By the time they reached 16 – the legal age of consent – that figure had risen to almost one in four.

The survey also found that more than half have had unprotected sex while 61 per cent used camera phones to send explicit pictures or videos of themselves to partners, known as ‘sexting’.

After starting university, more than half admitted to having one-night stands and six per cent said they had already had more than 20 partners.
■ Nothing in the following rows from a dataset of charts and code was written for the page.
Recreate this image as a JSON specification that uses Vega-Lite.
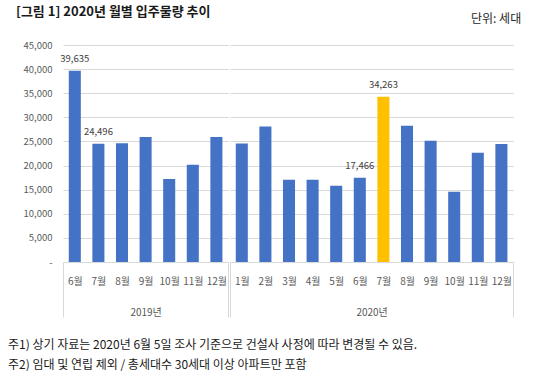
{
  "$schema": "https://vega.github.io/schema/vega-lite/v6.json",
  "background": "white",
  "padding": {"left": 8, "top": 6, "right": 0, "bottom": 0},
  "datasets": {
    "months": [
      {"year": "2019년", "key": "2019-06", "value": 39635, "group": "normal", "annotated": true},
      {"year": "2019년", "key": "2019-07", "value": 24496, "group": "normal", "annotated": true},
      {"year": "2019년", "key": "2019-08", "value": 24600, "group": "normal", "annotated": false},
      {"year": "2019년", "key": "2019-09", "value": 25900, "group": "normal", "annotated": false},
      {"year": "2019년", "key": "2019-10", "value": 17200, "group": "normal", "annotated": false},
      {"year": "2019년", "key": "2019-11", "value": 20150, "group": "normal", "annotated": false},
      {"year": "2019년", "key": "2019-12", "value": 25900, "group": "normal", "annotated": false},
      {"year": "2020년", "key": "2020-01", "value": 24550, "group": "normal", "annotated": false},
      {"year": "2020년", "key": "2020-02", "value": 28100, "group": "normal", "annotated": false},
      {"year": "2020년", "key": "2020-03", "value": 17050, "group": "normal", "annotated": false},
      {"year": "2020년", "key": "2020-04", "value": 17050, "group": "normal", "annotated": false},
      {"year": "2020년", "key": "2020-05", "value": 15800, "group": "normal", "annotated": false},
      {"year": "2020년", "key": "2020-06", "value": 17466, "group": "normal", "annotated": true},
      {"year": "2020년", "key": "2020-07", "value": 34263, "group": "current", "annotated": true},
      {"year": "2020년", "key": "2020-08", "value": 28250, "group": "normal", "annotated": false},
      {"year": "2020년", "key": "2020-09", "value": 25150, "group": "normal", "annotated": false},
      {"year": "2020년", "key": "2020-10", "value": 14550, "group": "normal", "annotated": false},
      {"year": "2020년", "key": "2020-11", "value": 22650, "group": "normal", "annotated": false},
      {"year": "2020년", "key": "2020-12", "value": 24450, "group": "normal", "annotated": false}
    ]
  },
  "title": {
    "text": [
      "주1) 상기 자료는 2020년 6월 5일 조사 기준으로 건설사 사정에 따라 변경될 수 있음.",
      "주2) 임대 및 연립 제외 / 총세대수 30세대 이상 아파트만 포함"
    ],
    "orient": "bottom",
    "anchor": "start",
    "frame": "bounds",
    "dx": -8,
    "offset": 22,
    "fontSize": 12,
    "fontWeight": "normal",
    "lineHeight": 20.5,
    "color": "#1a1a1a",
    "font": "Noto Sans CJK KR"
  },
  "spacing": 0,
  "hconcat": [
    {
      "data": {"name": "months"},
      "transform": [{"filter": "datum.year === '2019년'"}],
      "width": 165.2,
      "height": 217,
      "title": {
        "text": "[그림 1] 2020년 월별 입주물량 추이",
        "anchor": "start",
        "frame": "group",
        "fontSize": 13,
        "fontWeight": "bold",
        "color": "#1a1a1a",
        "font": "Noto Sans CJK KR",
        "dx": -47,
        "offset": 21
      },
      "encoding": {
        "x": {
          "field": "key",
          "type": "ordinal",
          "scale": {"paddingInner": 0, "paddingOuter": 0},
          "axis": {
            "title": "2019년",
            "titleY": 50,
            "titleBaseline": "middle",
            "titleFontSize": 10,
            "titleFontWeight": "normal",
            "titleColor": "#595959",
            "titleFont": "Noto Sans CJK KR",
            "labelAngle": 0,
            "labelExpr": "datum.value ? toNumber(slice(datum.value, 5)) + '월' : ''",
            "tickBand": "extent",
            "tickSize": 55,
            "tickColor": {"condition": {"test": "datum.extra || datum.value === '2019-12' || datum.value === '2020-12'", "value": "#d9d9d9"}, "value": "transparent"},
            "labelPadding": -40.5,
            "domainColor": "#d9d9d9",
            "labelFontSize": 10,
            "labelColor": "#595959",
            "labelFont": "Noto Sans CJK KR",
            "grid": false
          }
        },
        "y": {
          "field": "value",
          "type": "quantitative",
          "scale": {"domain": [0, 45000], "nice": false},
          "axis": {
            "title": null,
            "values": [0, 5000, 10000, 15000, 20000, 25000, 30000, 35000, 40000, 45000],
            "labelExpr": "datum.value === 0 ? '-' : format(datum.value, ',')",
            "domain": false,
            "ticks": false,
            "gridColor": "#d9d9d9",
            "labelPadding": 11,
            "labelFontSize": 9.5,
            "labelColor": "#595959",
            "labelFont": "Noto Sans CJK KR"
          }
        }
      },
      "layer": [
        {
          "mark": {"type": "bar", "width": {"band": 0.51}},
          "encoding": {
            "color": {
              "field": "group",
              "type": "nominal",
              "scale": {"domain": ["normal", "current"], "range": ["#4472C4", "#FFC000"]},
              "legend": null
            }
          }
        },
        {
          "transform": [{"filter": "datum.annotated"}],
          "mark": {"type": "text", "baseline": "middle", "dy": -12, "fontSize": 9.5, "color": "#404040", "font": "Noto Sans CJK KR"},
          "encoding": {
            "text": {"field": "value", "type": "quantitative", "format": ","}
          }
        }
      ]
    },
    {
      "data": {"name": "months"},
      "transform": [{"filter": "datum.year === '2020년'"}],
      "width": 283.2,
      "height": 217,
      "title": {
        "text": "단위: 세대",
        "anchor": "end",
        "frame": "group",
        "fontSize": 12,
        "fontWeight": "normal",
        "color": "#262626",
        "font": "Noto Sans CJK KR",
        "dx": 8,
        "offset": 19
      },
      "encoding": {
        "x": {
          "field": "key",
          "type": "ordinal",
          "scale": {"paddingInner": 0, "paddingOuter": 0},
          "axis": {
            "title": "2020년",
            "titleY": 50,
            "titleBaseline": "middle",
            "titleFontSize": 10,
            "titleFontWeight": "normal",
            "titleColor": "#595959",
            "titleFont": "Noto Sans CJK KR",
            "labelAngle": 0,
            "labelExpr": "datum.value ? toNumber(slice(datum.value, 5)) + '월' : ''",
            "tickBand": "extent",
            "tickSize": 55,
            "tickColor": {"condition": {"test": "datum.extra || datum.value === '2019-12' || datum.value === '2020-12'", "value": "#d9d9d9"}, "value": "transparent"},
            "labelPadding": -40.5,
            "domainColor": "#d9d9d9",
            "labelFontSize": 10,
            "labelColor": "#595959",
            "labelFont": "Noto Sans CJK KR",
            "grid": false
          }
        },
        "y": {
          "field": "value",
          "type": "quantitative",
          "scale": {"domain": [0, 45000], "nice": false},
          "axis": {
            "title": null,
            "values": [0, 5000, 10000, 15000, 20000, 25000, 30000, 35000, 40000, 45000],
            "labels": false,
            "domain": false,
            "ticks": false,
            "gridColor": "#d9d9d9"
          }
        }
      },
      "layer": [
        {
          "mark": {"type": "bar", "width": {"band": 0.51}},
          "encoding": {
            "color": {
              "field": "group",
              "type": "nominal",
              "scale": {"domain": ["normal", "current"], "range": ["#4472C4", "#FFC000"]},
              "legend": null
            }
          }
        },
        {
          "transform": [{"filter": "datum.annotated"}],
          "mark": {"type": "text", "baseline": "middle", "dy": -12, "fontSize": 9.5, "color": "#404040", "font": "Noto Sans CJK KR"},
          "encoding": {
            "text": {"field": "value", "type": "quantitative", "format": ","}
          }
        }
      ]
    }
  ],
  "config": {
    "view": {"stroke": null},
    "font": "Noto Sans CJK KR"
  }
}
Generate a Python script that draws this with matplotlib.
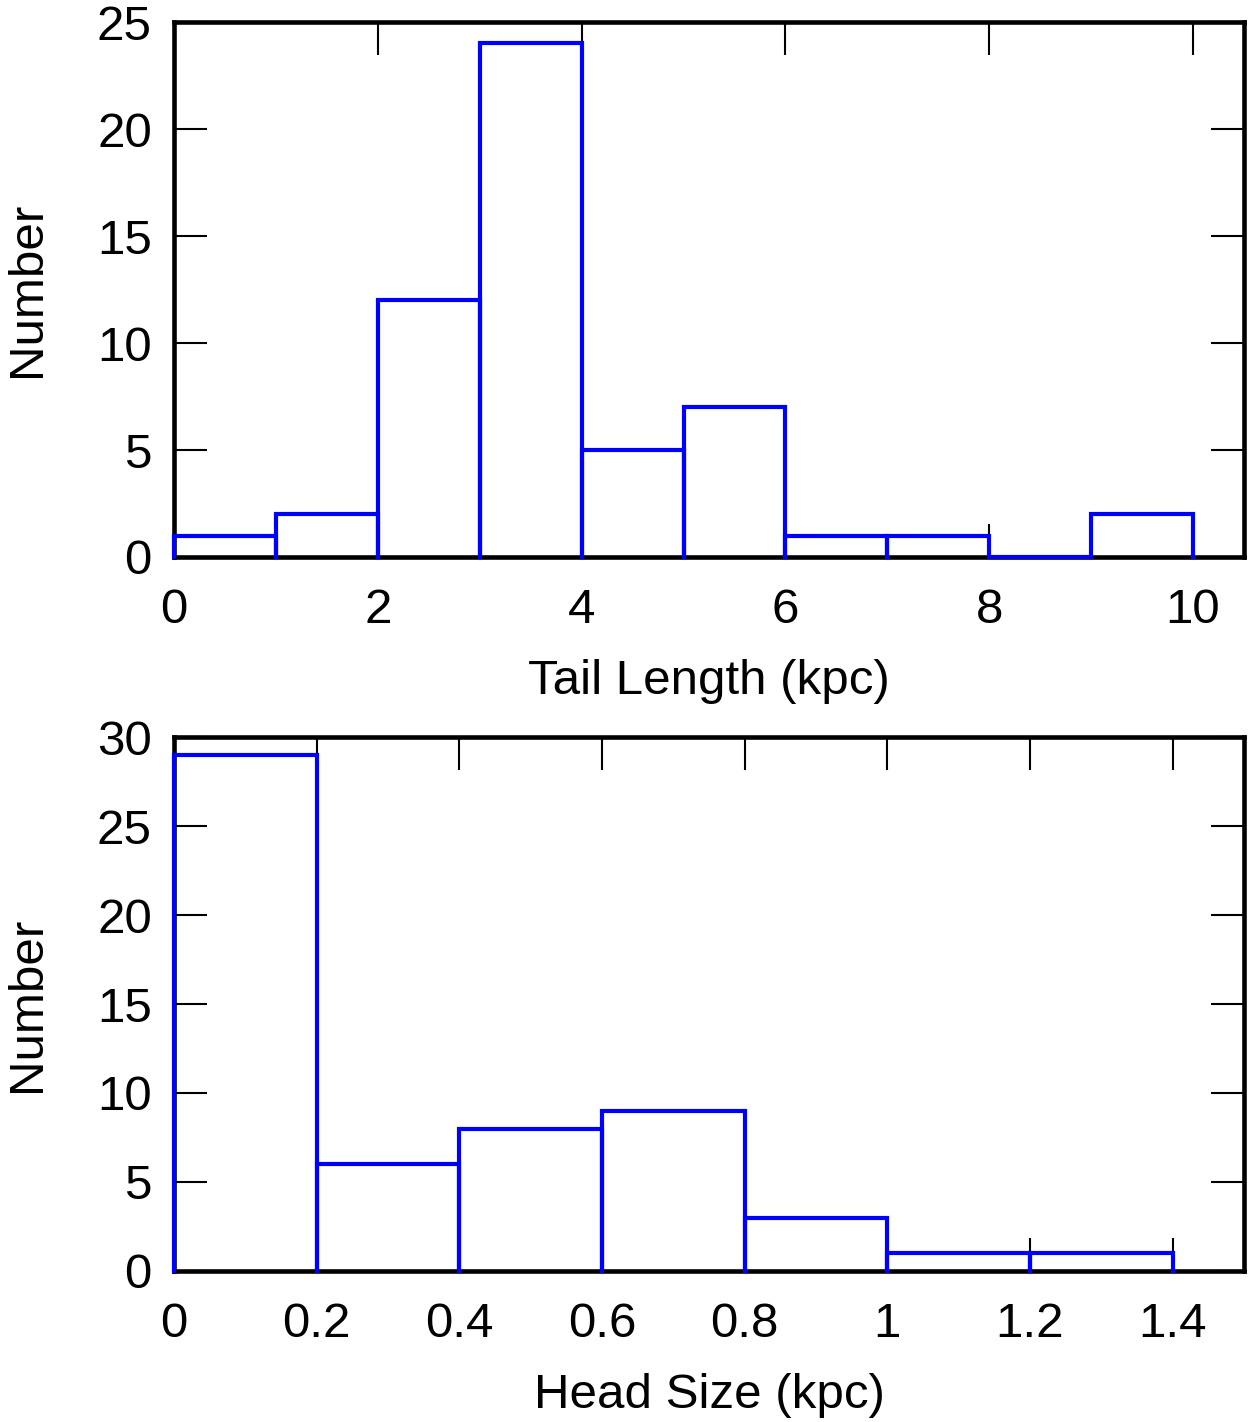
import numpy as np
import matplotlib
matplotlib.use('Agg')
import matplotlib.pyplot as plt

plt.rcParams['font.family'] = ['Liberation Sans', 'DejaVu Sans']

# Tail length histogram (kpc)
tail_edges = [0, 1, 2, 3, 4, 5, 6, 7, 8, 9, 10]
tail_counts = [1, 2, 12, 24, 5, 7, 1, 1, 0, 2]

# Head size histogram (kpc)
head_edges = [0, 0.2, 0.4, 0.6, 0.8, 1.0, 1.2, 1.4]
head_counts = [29, 6, 8, 9, 3, 1, 1]

fig = plt.figure(figsize=(12.51, 14.22), dpi=100)
ax1 = fig.add_axes([0.1391, 0.6083, 0.8553, 0.3762])
ax2 = fig.add_axes([0.1391, 0.1062, 0.8553, 0.3755])


def draw_hist(ax, edges, counts):
    # each bin as an open box (no bottom), drawn over the spines
    for i, c in enumerate(counts):
        l, r = edges[i], edges[i + 1]
        ax.plot([l, l, r, r], [0, c, c, 0], color='#0000ff', linewidth=3,
                solid_joinstyle='miter', zorder=3, clip_on=False)


def style(ax):
    for s in ax.spines.values():
        s.set_linewidth(3.3)
    ax.tick_params(direction='in', length=24, width=1.5, top=True, right=True,
                   labelsize=35.5)
    ax.tick_params(axis='x', pad=22)
    ax.tick_params(axis='y', pad=16)


draw_hist(ax1, tail_edges, tail_counts)
ax1.set_xlim(0, 10.5)
ax1.set_ylim(0, 25)
ax1.set_xticks([0, 2, 4, 6, 8, 10])
ax1.set_yticks([0, 5, 10, 15, 20, 25])
ax1.set_xlabel('Tail Length (kpc)', fontsize=35.5, labelpad=19)
ax1.set_ylabel('Number', fontsize=35.5, labelpad=34)
style(ax1)

draw_hist(ax2, head_edges, head_counts)
ax2.set_xlim(0, 1.5)
ax2.set_ylim(0, 30)
ax2.set_xticks([0, 0.2, 0.4, 0.6, 0.8, 1.0, 1.2, 1.4])
ax2.set_xticklabels(['0', '0.2', '0.4', '0.6', '0.8', '1', '1.2', '1.4'])
ax2.set_yticks([0, 5, 10, 15, 20, 25, 30])
ax2.set_xlabel('Head Size (kpc)', fontsize=35.5, labelpad=19)
ax2.set_ylabel('Number', fontsize=35.5, labelpad=34)
style(ax2)

fig.savefig('out.png', dpi=100)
Just eight per cent said they were still virgins.

Norman Wells from the Family Education Trust, which promotes traditional moral values, said: ‘The survey underlines the failure of contraceptive-based sex education to prepare young people for lifelong marriages.

‘Contrary to the claims of those who assert that marriage is an outdated institution, the overwhelming majority of students expect to get married, with only six per cent saying they do not wish to marry.

‘Yet the casual attitudes towards sex suggested by high levels of one night stands and multiple sexual partners indicate that students are ignorant of the character qualities they will need.’

Meanwhile, the latest figures from the NHS published in 2011 show 27 per cent of men aged between 15 and 24 had not had sex, compared with 22 per cent in 2001.

Those who admitted drinking alcohol in the previous week had also dropped by a quarter in that same ten-year period.

Of those aged 11 to 15, one in eight said they had drunk the week before, according to the 2011 NHS figures.

In my case, I am concerned about sex simply because I more interested in love, romance and a lifelong commitment. I believe that one of the best (and most risky) ways for me to make an impact for God would be to have a marriage that can be used as a base of operations from impacting the public square.  A married couple united in purpose is able to work together to impact the church and the university, and raise influential and effective children. But to do that the bond has to be tight. I believe that refraining from premarital sex is my way of giving my future wife the gift of security in the marriage. Whatever happens, she will always know that I am not the kind of person who thinks that sexual activity is an appropriate form of communication between people who do not know each other, are not committed to each other, are not committed to their children and do not share a common purpose of serving God over the long-term.

I have no regrets about not being married yet, because you can train hard, save a lot of money and do a lot of good as a single person. But my chastity expresses the hope that one day the right girl will come along to know me and my plan, and want to participate in it in a self-sacrificial, submissive way. Until then, I’ll keep serving God in a disciplined, focused way and keep waiting for her to commit to me.